When it comes to purchasing a home in the United States, understanding the different types of mortgages available is crucial for prospective buyers. Each mortgage type caters to various financial situations, making it important to choose the right one. In this article, we will explore the various types of mortgages to help you make an informed decision.
A fixed-rate mortgage is one of the most common types of home loans. With this type of mortgage, the interest rate remains constant throughout the loan term, which is typically 15, 20, or 30 years. This stability allows homeowners to budget their monthly payments accurately, making it easier to plan for the future.
Adjustable-rate mortgages, or ARMs, come with interest rates that can fluctuate over time. Initially, these loans often feature a lower interest rate for a fixed period, such as the first five or seven years. After this period, the rate adjusts based on market conditions, which can lead to increased monthly payments. While ARMs can be beneficial if interest rates remain low, they carry the risk of higher costs in the future.
Federal Housing Administration (FHA) loans are designed for low to moderate-income borrowers who may have lower credit scores. These loans require a lower down payment, often as little as 3.5% of the purchase price, making homeownership more accessible. Additionally, FHA loans are popular among first-time buyers who may not have a substantial savings history.
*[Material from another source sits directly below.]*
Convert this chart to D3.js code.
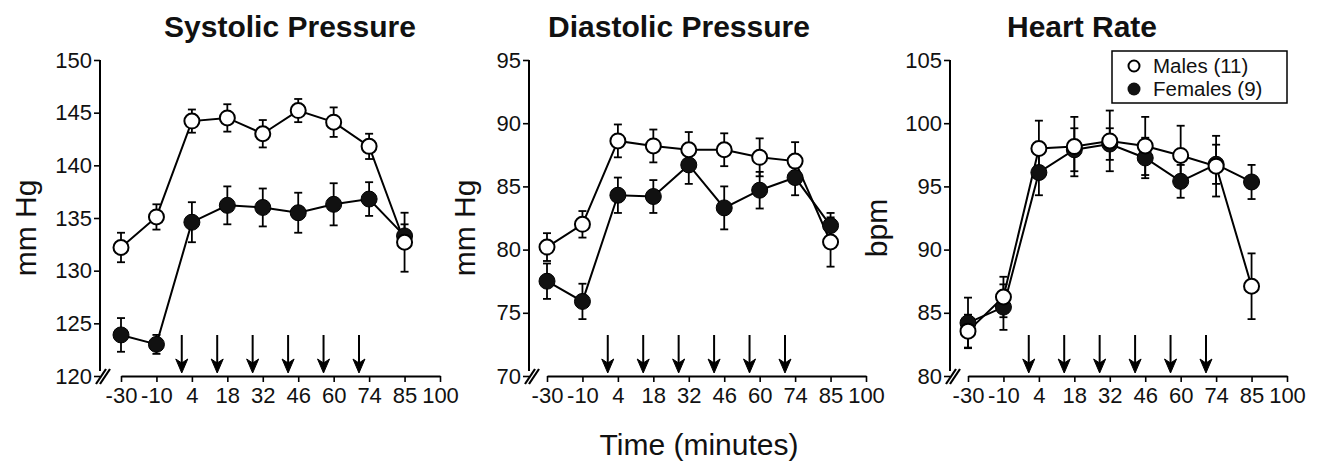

VA loans are offered to eligible veterans, active-duty service members, and certain members of the National Guard and Reserves. These loans, backed by the U.S. Department of Veterans Affairs, offer several benefits, including no down payment, no private mortgage insurance (PMI), and competitive interest rates. VA loans allow service members and their families to achieve homeownership with less financial burden.
United States Department of Agriculture (USDA) loans are aimed at promoting homeownership in rural areas. These loans require no down payment and are available to low and moderate-income borrowers. USDA loans are an excellent option for those looking to buy homes in less populated regions but require specific eligibility criteria to be met.
Jumbo loans are non-conforming loans that exceed the maximum limits set by the Federal Housing Finance Agency (FHFA). These loans are typically used to purchase luxury homes or properties in high-cost areas. Since they are not backed by government organizations, jumbo loans usually come with stricter credit requirements and higher interest rates. Borrowers often need a larger down payment and a strong financial profile to qualify.
An interest-only mortgage allows borrowers to pay only the interest for a specified period, typically five to ten years. After this period, the borrower begins to pay both principal and interest. While this option can provide lower initial monthly payments, it can also result in a significant financial burden once payments increase. Careful consideration and financial planning are essential for borrowers considering this type of mortgage.
Choosing the right mortgage is a critical step in the home-buying process in the U.S. From fixed-rate mortgages to specialized loans like FHA and VA options, understanding the different types will help you determine which aligns best with your financial situation and long-term goals. Always consult with a mortgage professional to explore the options available to you and ensure that you make the best decision for your future.